LESSON

Identity Posters

Posters put a stop to teasing as students learn more about each other.
Grade Level

In school, some names invoke teasing. To start our year off right and to stop teasing before it begins, I have students create identity posters about themselves.

We begin by sharing what we know about our names. Who named you? Were you named after someone? Next, I send home a sheet for students to interview their parents or guardians. Why did you give me this name? What does my name mean? What is its origin? Who chose my name?

When students return to class with their answers, we take time to share. Some of the students with the same name discover their parents named them for different reasons. Some find that though they share the same name, their research of origins turned up different meanings.

Students bring in photos of themselves and their families and use magazines to cut out pictures of favorite things. These images, along with written explanations, will be used to create their identity posters. These posters tell who they are and what makes each of them unique.

This provides a springboard discussion for our study of world history. During the year, we will learn about all the world's religions, and students learn that many of their names have religious origins even if it's not the religion their families practice.

We all enjoy walking around the room and looking at the posters. The students' discussions often reveal the importance of this activity. Students ask each other if they like their names, or if they would choose a different name. Once, I overheard a Chinese student tell his classmate, "I'm glad my parents gave me an English-sounding name, but I wish people could pronounce my real name." That year, we all learned how to say his Chinese name correctly. It really wasn't difficult at all.

We hang the posters along the back wall of our classroom all year long. Each week, I take down one to place in a prominent position in the room where everyone can focus on it.

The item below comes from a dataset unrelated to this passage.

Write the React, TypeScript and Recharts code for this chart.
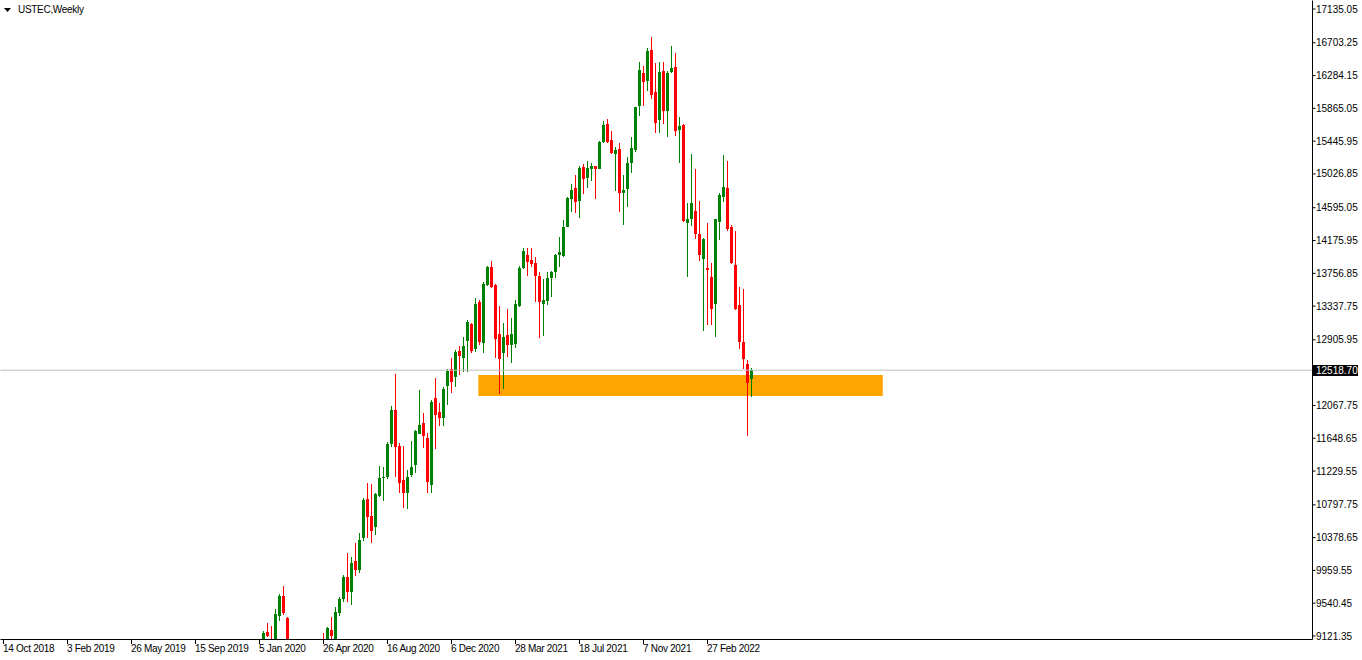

As an extension activity during the year, students create identity posters of famous people we are studying in history.

Students learn that although their names may carry certain information, it is not all of who they are, what they like, do or think. We are multifaceted. This activity curbs students from making fun of each other's names.

Ellen Mulholland
Wood Middle School
Alameda, CA

Teaching Tolerance Recommends

For more information on the importance of the arts in education, read Eric Jensen's Arts with the Brain in Mind ($22.95; ISBN 0-87120-514-9.)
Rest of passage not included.